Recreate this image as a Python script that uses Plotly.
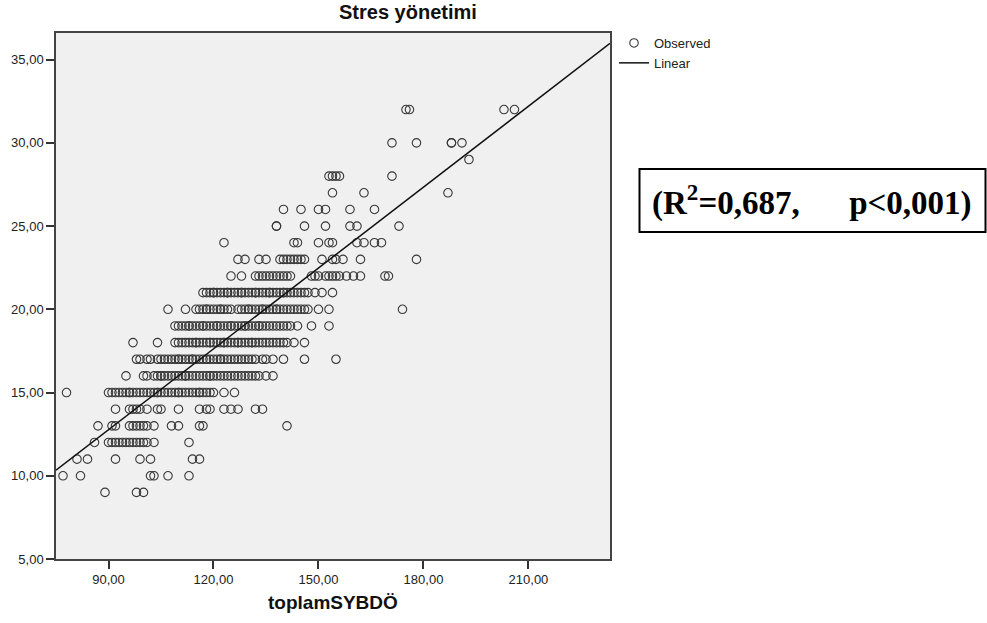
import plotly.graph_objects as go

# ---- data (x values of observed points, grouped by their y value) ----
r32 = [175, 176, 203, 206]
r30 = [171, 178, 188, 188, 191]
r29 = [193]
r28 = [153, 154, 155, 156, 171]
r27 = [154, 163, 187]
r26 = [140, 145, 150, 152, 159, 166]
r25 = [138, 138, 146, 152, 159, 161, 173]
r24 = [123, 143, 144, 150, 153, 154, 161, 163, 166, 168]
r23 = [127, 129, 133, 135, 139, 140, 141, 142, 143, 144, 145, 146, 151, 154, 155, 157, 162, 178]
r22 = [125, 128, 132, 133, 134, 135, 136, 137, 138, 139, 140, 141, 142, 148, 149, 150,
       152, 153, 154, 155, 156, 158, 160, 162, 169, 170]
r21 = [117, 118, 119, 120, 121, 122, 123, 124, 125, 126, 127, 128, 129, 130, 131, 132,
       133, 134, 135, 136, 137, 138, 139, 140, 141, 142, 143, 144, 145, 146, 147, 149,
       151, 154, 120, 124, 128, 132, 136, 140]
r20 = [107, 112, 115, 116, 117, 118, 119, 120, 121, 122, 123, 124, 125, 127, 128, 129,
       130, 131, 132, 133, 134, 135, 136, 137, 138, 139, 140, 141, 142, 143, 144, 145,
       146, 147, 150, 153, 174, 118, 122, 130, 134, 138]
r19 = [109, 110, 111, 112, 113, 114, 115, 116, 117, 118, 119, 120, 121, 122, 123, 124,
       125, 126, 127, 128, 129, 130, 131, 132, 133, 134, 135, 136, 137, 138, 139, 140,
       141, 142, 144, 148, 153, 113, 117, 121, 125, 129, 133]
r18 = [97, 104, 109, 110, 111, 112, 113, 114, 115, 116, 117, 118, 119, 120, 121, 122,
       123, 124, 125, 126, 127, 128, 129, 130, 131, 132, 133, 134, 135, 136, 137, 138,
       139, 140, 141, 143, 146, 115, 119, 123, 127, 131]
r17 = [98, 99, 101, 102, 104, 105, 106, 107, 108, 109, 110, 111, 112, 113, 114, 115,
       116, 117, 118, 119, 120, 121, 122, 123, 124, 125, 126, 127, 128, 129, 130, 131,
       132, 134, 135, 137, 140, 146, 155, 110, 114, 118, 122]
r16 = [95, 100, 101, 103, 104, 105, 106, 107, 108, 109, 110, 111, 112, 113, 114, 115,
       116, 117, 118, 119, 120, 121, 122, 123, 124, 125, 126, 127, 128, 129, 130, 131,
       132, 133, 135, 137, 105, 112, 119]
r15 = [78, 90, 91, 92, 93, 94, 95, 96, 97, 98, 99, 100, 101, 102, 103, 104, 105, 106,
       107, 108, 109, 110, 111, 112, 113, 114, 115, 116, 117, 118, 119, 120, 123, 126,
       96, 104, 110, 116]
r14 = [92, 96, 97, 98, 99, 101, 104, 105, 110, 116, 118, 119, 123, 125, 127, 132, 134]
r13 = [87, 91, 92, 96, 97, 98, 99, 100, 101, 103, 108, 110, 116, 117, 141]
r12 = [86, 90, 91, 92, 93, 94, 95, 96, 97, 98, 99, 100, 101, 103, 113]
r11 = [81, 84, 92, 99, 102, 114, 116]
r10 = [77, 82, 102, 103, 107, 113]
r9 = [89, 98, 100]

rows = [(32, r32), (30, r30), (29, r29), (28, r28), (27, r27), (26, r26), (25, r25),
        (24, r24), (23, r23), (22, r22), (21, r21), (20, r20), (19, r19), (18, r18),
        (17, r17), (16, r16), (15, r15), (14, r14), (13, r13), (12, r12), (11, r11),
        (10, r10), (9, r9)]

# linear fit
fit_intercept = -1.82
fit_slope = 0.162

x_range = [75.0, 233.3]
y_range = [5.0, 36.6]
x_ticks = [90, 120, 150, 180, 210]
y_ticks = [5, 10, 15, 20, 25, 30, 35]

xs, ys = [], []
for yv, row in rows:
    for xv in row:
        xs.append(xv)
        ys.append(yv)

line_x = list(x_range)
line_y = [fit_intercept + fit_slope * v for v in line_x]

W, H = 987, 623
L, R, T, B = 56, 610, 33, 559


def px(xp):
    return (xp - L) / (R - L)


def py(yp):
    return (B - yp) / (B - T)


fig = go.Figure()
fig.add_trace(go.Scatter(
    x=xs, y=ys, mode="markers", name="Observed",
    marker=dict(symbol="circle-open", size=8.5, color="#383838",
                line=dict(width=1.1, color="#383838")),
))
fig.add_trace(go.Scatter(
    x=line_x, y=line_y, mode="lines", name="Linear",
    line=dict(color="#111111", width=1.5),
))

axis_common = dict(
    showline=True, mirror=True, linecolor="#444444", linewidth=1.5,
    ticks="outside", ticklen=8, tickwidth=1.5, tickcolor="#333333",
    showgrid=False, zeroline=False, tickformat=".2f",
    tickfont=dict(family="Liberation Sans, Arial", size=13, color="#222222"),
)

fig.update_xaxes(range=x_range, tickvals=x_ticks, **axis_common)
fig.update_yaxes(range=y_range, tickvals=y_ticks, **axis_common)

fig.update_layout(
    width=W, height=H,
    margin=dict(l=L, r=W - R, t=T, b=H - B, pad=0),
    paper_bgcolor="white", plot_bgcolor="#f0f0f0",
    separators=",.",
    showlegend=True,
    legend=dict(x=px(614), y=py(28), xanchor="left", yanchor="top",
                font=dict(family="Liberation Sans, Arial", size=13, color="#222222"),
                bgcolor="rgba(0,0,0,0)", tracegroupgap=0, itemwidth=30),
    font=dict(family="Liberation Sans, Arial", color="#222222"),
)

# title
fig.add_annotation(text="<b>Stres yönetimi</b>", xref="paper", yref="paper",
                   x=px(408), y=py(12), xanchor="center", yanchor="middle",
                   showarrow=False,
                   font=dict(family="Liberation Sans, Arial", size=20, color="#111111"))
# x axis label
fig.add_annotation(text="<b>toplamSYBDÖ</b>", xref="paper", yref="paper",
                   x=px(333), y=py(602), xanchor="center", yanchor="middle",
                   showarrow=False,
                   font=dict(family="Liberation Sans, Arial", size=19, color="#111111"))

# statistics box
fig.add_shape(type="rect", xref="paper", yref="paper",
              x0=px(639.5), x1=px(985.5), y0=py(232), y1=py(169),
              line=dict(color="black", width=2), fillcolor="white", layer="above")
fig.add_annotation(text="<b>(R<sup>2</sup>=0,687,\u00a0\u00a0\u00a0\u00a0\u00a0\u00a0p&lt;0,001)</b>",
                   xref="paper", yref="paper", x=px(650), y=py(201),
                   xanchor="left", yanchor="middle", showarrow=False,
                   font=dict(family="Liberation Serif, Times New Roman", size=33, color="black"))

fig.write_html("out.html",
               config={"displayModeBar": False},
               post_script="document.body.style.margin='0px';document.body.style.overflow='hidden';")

- _Brief_:
Repeat the full listing above exactly, with no pictures in the copy.

- _Output for this task_:
Recreate this image as a Python script that uses Plotly.
import plotly.graph_objects as go

# ---- data (x values of observed points, grouped by their y value) ----
r32 = [175, 176, 203, 206]
r30 = [171, 178, 188, 188, 191]
r29 = [193]
r28 = [153, 154, 155, 156, 171]
r27 = [154, 163, 187]
r26 = [140, 145, 150, 152, 159, 166]
r25 = [138, 138, 146, 152, 159, 161, 173]
r24 = [123, 143, 144, 150, 153, 154, 161, 163, 166, 168]
r23 = [127, 129, 133, 135, 139, 140, 141, 142, 143, 144, 145, 146, 151, 154, 155, 157, 162, 178]
r22 = [125, 128, 132, 133, 134, 135, 136, 137, 138, 139, 140, 141, 142, 148, 149, 150,
       152, 153, 154, 155, 156, 158, 160, 162, 169, 170]
r21 = [117, 118, 119, 120, 121, 122, 123, 124, 125, 126, 127, 128, 129, 130, 131, 132,
       133, 134, 135, 136, 137, 138, 139, 140, 141, 142, 143, 144, 145, 146, 147, 149,
       151, 154, 120, 124, 128, 132, 136, 140]
r20 = [107, 112, 115, 116, 117, 118, 119, 120, 121, 122, 123, 124, 125, 127, 128, 129,
       130, 131, 132, 133, 134, 135, 136, 137, 138, 139, 140, 141, 142, 143, 144, 145,
       146, 147, 150, 153, 174, 118, 122, 130, 134, 138]
r19 = [109, 110, 111, 112, 113, 114, 115, 116, 117, 118, 119, 120, 121, 122, 123, 124,
       125, 126, 127, 128, 129, 130, 131, 132, 133, 134, 135, 136, 137, 138, 139, 140,
       141, 142, 144, 148, 153, 113, 117, 121, 125, 129, 133]
r18 = [97, 104, 109, 110, 111, 112, 113, 114, 115, 116, 117, 118, 119, 120, 121, 122,
       123, 124, 125, 126, 127, 128, 129, 130, 131, 132, 133, 134, 135, 136, 137, 138,
       139, 140, 141, 143, 146, 115, 119, 123, 127, 131]
r17 = [98, 99, 101, 102, 104, 105, 106, 107, 108, 109, 110, 111, 112, 113, 114, 115,
       116, 117, 118, 119, 120, 121, 122, 123, 124, 125, 126, 127, 128, 129, 130, 131,
       132, 134, 135, 137, 140, 146, 155, 110, 114, 118, 122]
r16 = [95, 100, 101, 103, 104, 105, 106, 107, 108, 109, 110, 111, 112, 113, 114, 115,
       116, 117, 118, 119, 120, 121, 122, 123, 124, 125, 126, 127, 128, 129, 130, 131,
       132, 133, 135, 137, 105, 112, 119]
r15 = [78, 90, 91, 92, 93, 94, 95, 96, 97, 98, 99, 100, 101, 102, 103, 104, 105, 106,
       107, 108, 109, 110, 111, 112, 113, 114, 115, 116, 117, 118, 119, 120, 123, 126,
       96, 104, 110, 116]
r14 = [92, 96, 97, 98, 99, 101, 104, 105, 110, 116, 118, 119, 123, 125, 127, 132, 134]
r13 = [87, 91, 92, 96, 97, 98, 99, 100, 101, 103, 108, 110, 116, 117, 141]
r12 = [86, 90, 91, 92, 93, 94, 95, 96, 97, 98, 99, 100, 101, 103, 113]
r11 = [81, 84, 92, 99, 102, 114, 116]
r10 = [77, 82, 102, 103, 107, 113]
r9 = [89, 98, 100]

rows = [(32, r32), (30, r30), (29, r29), (28, r28), (27, r27), (26, r26), (25, r25),
        (24, r24), (23, r23), (22, r22), (21, r21), (20, r20), (19, r19), (18, r18),
        (17, r17), (16, r16), (15, r15), (14, r14), (13, r13), (12, r12), (11, r11),
        (10, r10), (9, r9)]

# linear fit
fit_intercept = -1.82
fit_slope = 0.162

x_range = [75.0, 233.3]
y_range = [5.0, 36.6]
x_ticks = [90, 120, 150, 180, 210]
y_ticks = [5, 10, 15, 20, 25, 30, 35]

xs, ys = [], []
for yv, row in rows:
    for xv in row:
        xs.append(xv)
        ys.append(yv)

line_x = list(x_range)
line_y = [fit_intercept + fit_slope * v for v in line_x]

W, H = 987, 623
L, R, T, B = 56, 610, 33, 559


def px(xp):
    return (xp - L) / (R - L)


def py(yp):
    return (B - yp) / (B - T)


fig = go.Figure()
fig.add_trace(go.Scatter(
    x=xs, y=ys, mode="markers", name="Observed",
    marker=dict(symbol="circle-open", size=8.5, color="#383838",
                line=dict(width=1.1, color="#383838")),
))
fig.add_trace(go.Scatter(
    x=line_x, y=line_y, mode="lines", name="Linear",
    line=dict(color="#111111", width=1.5),
))

axis_common = dict(
    showline=True, mirror=True, linecolor="#444444", linewidth=1.5,
    ticks="outside", ticklen=8, tickwidth=1.5, tickcolor="#333333",
    showgrid=False, zeroline=False, tickformat=".2f",
    tickfont=dict(family="Liberation Sans, Arial", size=13, color="#222222"),
)

fig.update_xaxes(range=x_range, tickvals=x_ticks, **axis_common)
fig.update_yaxes(range=y_range, tickvals=y_ticks, **axis_common)

fig.update_layout(
    width=W, height=H,
    margin=dict(l=L, r=W - R, t=T, b=H - B, pad=0),
    paper_bgcolor="white", plot_bgcolor="#f0f0f0",
    separators=",.",
    showlegend=True,
    legend=dict(x=px(614), y=py(28), xanchor="left", yanchor="top",
                font=dict(family="Liberation Sans, Arial", size=13, color="#222222"),
                bgcolor="rgba(0,0,0,0)", tracegroupgap=0, itemwidth=30),
    font=dict(family="Liberation Sans, Arial", color="#222222"),
)

# title
fig.add_annotation(text="<b>Stres yönetimi</b>", xref="paper", yref="paper",
                   x=px(408), y=py(12), xanchor="center", yanchor="middle",
                   showarrow=False,
                   font=dict(family="Liberation Sans, Arial", size=20, color="#111111"))
# x axis label
fig.add_annotation(text="<b>toplamSYBDÖ</b>", xref="paper", yref="paper",
                   x=px(333), y=py(602), xanchor="center", yanchor="middle",
                   showarrow=False,
                   font=dict(family="Liberation Sans, Arial", size=19, color="#111111"))

# statistics box
fig.add_shape(type="rect", xref="paper", yref="paper",
              x0=px(639.5), x1=px(985.5), y0=py(232), y1=py(169),
              line=dict(color="black", width=2), fillcolor="white", layer="above")
fig.add_annotation(text="<b>(R<sup>2</sup>=0,687,\u00a0\u00a0\u00a0\u00a0\u00a0\u00a0p&lt;0,001)</b>",
                   xref="paper", yref="paper", x=px(650), y=py(201),
                   xanchor="left", yanchor="middle", showarrow=False,
                   font=dict(family="Liberation Serif, Times New Roman", size=33, color="black"))

fig.write_html("out.html",
               config={"displayModeBar": False},
               post_script="document.body.style.margin='0px';document.body.style.overflow='hidden';")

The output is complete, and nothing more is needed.